BALLAST | Silvia Federici : « Le féminisme d’État est au service du développement capitaliste »
▻https://www.revue-ballast.fr/silvia-federici-le-feminisme-detat-est-au-service-du-developpement-cap
Au Chili, les revendications féministes imprègnent le soulèvement populaire ; en Argentine, les mobilisations se poursuivent dans l’espoir d’obtenir la légalisation de l’IVG. C’est dans ce contexte que la revue uruguayenne Zur a rencontré l’essayiste italo-étasunienne Silvia Federici, à l’occasion de la sortie de son ouvrage Beyond the periphery of the skin (indisponible, à l’heure qu’il est, en langue française). Cofondatrice de l’International Feminist Collective dans les années 1970, figure du féminisme anticapitaliste et lectrice critique de Marx, l’autrice de Revolution at Point Zero fait du corps le centre de sa nouvelle publication. Nous avons traduit leur échange.
Ces dernières années, vous avez beaucoup voyagé et avez maintenu des contacts permanents avec des camarades et des organisations féministes en Amérique latine et en Europe. Comment percevez-vous la lutte féministe aujourd’hui ?
Nous vivons un moment très important, très particulier, et qui ne concerne pas uniquement l’Amérique latine — même si c’est là qu’on en perçoit le plus l’impact. C’est un moment où le mouvement féministe, dans toute sa diversité, rencontre les luttes populaires et les mouvements sociaux qui, depuis les années 1980, sont montés en puissance contre les ajustements structurels, la politique extractiviste et le néolibéralisme.

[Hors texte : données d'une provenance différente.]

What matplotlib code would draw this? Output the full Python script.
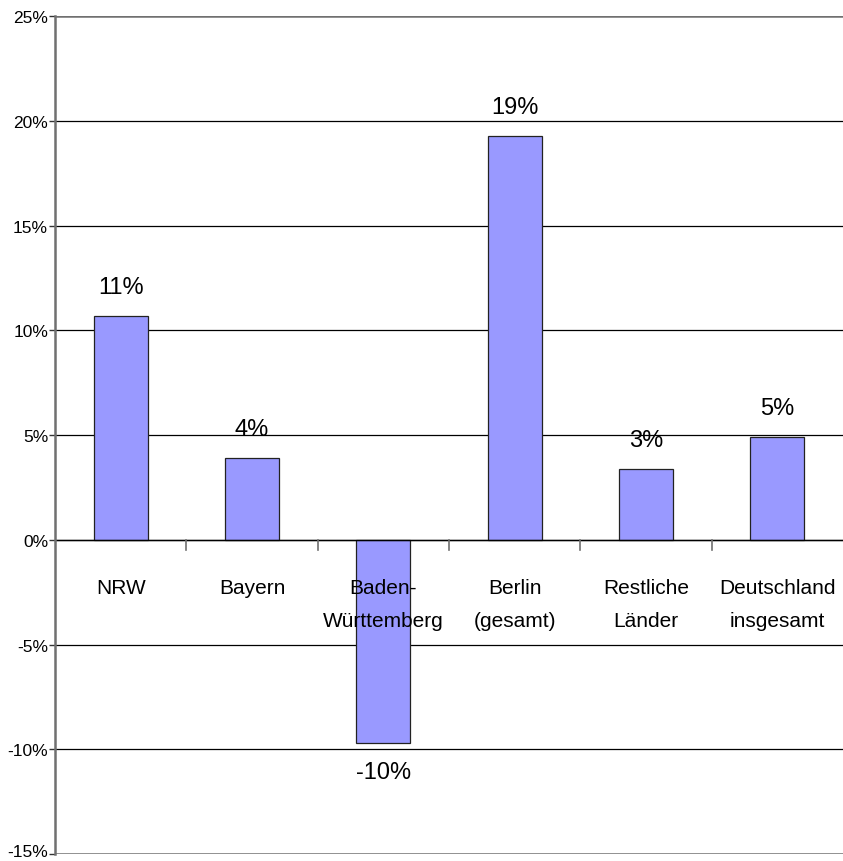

Cette rencontre surgit d’une situation concrète puisque toutes ces politiques ont eu avant tout un impact sur les femmes et sur la reproduction de la vie1. Ainsi les femmes se trouvent-elles en première ligne, non seulement comme victimes des spoliations mais également comme combattantes, comme protagonistes de la résistance. Et en plus d’incarner la résistance, elles ont dû demander des comptes aux hommes des mouvements et des organisations mixtes. C’est là que se fait la rencontre avec le féminisme, là que se joue l’apport du féminisme.
Il s’est ainsi créé un nouveau féminisme, que je crois très puissant parce qu’il s’inscrit à la fois dans une perspective anticapitaliste qui reconnaît toute une histoire d’oppressions, et dans une perspective décoloniale. C’est un mouvement qui, en fin de compte, comprend tous les aspects de la vie. Il ne se focalise pas sur le travail comme on l’entend traditionnellement (lié à la production), mais se préoccupe des espaces ruraux, des corps, de ce qui se passe dans la communauté. Ce n’est pas seulement une opposition, mais un mouvement qui construit. Je crois que c’est là sa grande force, que c’est ce qui lui a permis de grandir ces dernières années malgré la montée croissante du fascisme et de la droite. Il grandit parce qu’il crée une nouvelle infrastructure dans les mouvements révolutionnaires habituellement dominés par les hommes : toute cette créativité, cette capacité de se réapproprier les savoirs traditionnels, de créer des liens affectifs, c’est inédit.